> WHAT IS EXPECTED
The listing below holds a line with "Generate a Python" and a later line with "200, 200, 200]". Write out those two lines and every line between them, exactly, and nothing else.

── DATA TO PROCESS ──

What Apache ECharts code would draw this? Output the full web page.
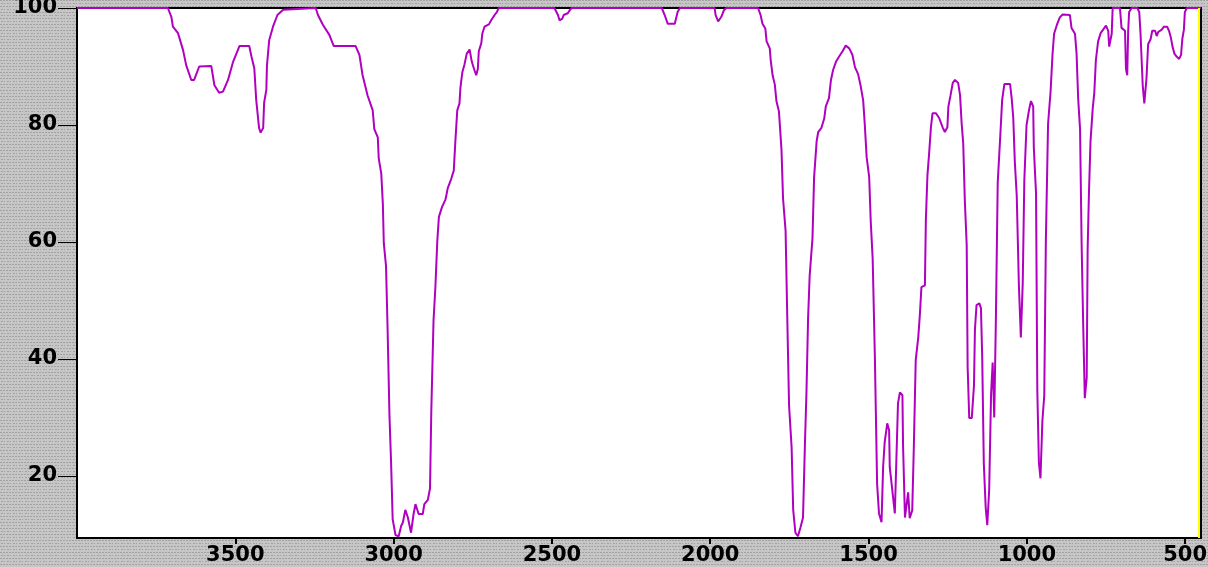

───
── DATA TO PROCESS ──

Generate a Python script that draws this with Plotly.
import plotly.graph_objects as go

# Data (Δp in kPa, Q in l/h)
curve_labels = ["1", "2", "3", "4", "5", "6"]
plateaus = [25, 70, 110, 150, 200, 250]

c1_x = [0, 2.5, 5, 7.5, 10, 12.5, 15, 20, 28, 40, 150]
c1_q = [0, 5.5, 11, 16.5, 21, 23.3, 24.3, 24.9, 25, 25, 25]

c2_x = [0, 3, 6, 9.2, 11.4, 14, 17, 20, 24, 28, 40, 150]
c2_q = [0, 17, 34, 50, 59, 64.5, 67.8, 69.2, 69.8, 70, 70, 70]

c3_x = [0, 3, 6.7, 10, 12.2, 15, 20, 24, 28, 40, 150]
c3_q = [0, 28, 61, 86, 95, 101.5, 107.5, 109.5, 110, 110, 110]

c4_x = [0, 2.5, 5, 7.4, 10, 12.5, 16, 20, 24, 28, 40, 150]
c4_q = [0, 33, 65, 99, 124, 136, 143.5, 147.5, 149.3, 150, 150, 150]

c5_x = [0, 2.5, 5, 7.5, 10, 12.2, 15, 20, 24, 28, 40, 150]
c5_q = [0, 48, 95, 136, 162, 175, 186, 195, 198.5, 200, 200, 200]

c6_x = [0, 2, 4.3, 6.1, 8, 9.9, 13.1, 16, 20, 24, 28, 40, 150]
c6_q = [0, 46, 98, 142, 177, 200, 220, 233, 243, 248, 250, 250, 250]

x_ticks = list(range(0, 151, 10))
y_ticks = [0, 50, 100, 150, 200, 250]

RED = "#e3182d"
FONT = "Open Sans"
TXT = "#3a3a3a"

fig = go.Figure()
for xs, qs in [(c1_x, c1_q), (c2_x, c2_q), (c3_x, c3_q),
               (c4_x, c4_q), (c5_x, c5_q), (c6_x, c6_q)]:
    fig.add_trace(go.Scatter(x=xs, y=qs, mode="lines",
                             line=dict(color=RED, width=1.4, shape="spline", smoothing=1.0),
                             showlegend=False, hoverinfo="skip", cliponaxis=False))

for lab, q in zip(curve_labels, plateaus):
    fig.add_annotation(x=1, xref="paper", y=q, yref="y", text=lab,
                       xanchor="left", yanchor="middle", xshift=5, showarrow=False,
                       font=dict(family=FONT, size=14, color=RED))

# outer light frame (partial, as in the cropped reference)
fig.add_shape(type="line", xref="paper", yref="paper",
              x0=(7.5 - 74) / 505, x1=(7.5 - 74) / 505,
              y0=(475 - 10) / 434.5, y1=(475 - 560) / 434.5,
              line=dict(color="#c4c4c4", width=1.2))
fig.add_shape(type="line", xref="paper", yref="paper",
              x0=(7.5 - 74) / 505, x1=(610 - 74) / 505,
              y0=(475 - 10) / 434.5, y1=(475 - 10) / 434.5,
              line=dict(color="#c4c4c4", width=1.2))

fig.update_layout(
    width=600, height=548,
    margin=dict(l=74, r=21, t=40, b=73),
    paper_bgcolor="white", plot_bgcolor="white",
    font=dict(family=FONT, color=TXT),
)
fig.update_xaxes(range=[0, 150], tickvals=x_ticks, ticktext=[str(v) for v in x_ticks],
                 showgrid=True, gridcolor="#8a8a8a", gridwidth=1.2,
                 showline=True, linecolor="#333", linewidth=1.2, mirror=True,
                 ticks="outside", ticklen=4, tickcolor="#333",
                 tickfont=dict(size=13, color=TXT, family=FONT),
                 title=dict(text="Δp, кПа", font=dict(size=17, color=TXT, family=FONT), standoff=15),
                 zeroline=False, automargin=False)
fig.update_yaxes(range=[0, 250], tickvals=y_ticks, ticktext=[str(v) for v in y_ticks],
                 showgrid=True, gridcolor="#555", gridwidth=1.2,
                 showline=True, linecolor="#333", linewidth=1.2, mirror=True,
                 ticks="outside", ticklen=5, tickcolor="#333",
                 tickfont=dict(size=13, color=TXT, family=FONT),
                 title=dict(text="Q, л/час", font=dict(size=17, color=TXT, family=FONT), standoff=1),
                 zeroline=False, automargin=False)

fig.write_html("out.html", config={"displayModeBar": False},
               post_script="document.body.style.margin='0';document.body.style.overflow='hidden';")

───

> RESULT OF THIS TASK
Generate a Python script that draws this with Plotly.
import plotly.graph_objects as go

# Data (Δp in kPa, Q in l/h)
curve_labels = ["1", "2", "3", "4", "5", "6"]
plateaus = [25, 70, 110, 150, 200, 250]

c1_x = [0, 2.5, 5, 7.5, 10, 12.5, 15, 20, 28, 40, 150]
c1_q = [0, 5.5, 11, 16.5, 21, 23.3, 24.3, 24.9, 25, 25, 25]

c2_x = [0, 3, 6, 9.2, 11.4, 14, 17, 20, 24, 28, 40, 150]
c2_q = [0, 17, 34, 50, 59, 64.5, 67.8, 69.2, 69.8, 70, 70, 70]

c3_x = [0, 3, 6.7, 10, 12.2, 15, 20, 24, 28, 40, 150]
c3_q = [0, 28, 61, 86, 95, 101.5, 107.5, 109.5, 110, 110, 110]

c4_x = [0, 2.5, 5, 7.4, 10, 12.5, 16, 20, 24, 28, 40, 150]
c4_q = [0, 33, 65, 99, 124, 136, 143.5, 147.5, 149.3, 150, 150, 150]

c5_x = [0, 2.5, 5, 7.5, 10, 12.2, 15, 20, 24, 28, 40, 150]
c5_q = [0, 48, 95, 136, 162, 175, 186, 195, 198.5, 200, 200, 200]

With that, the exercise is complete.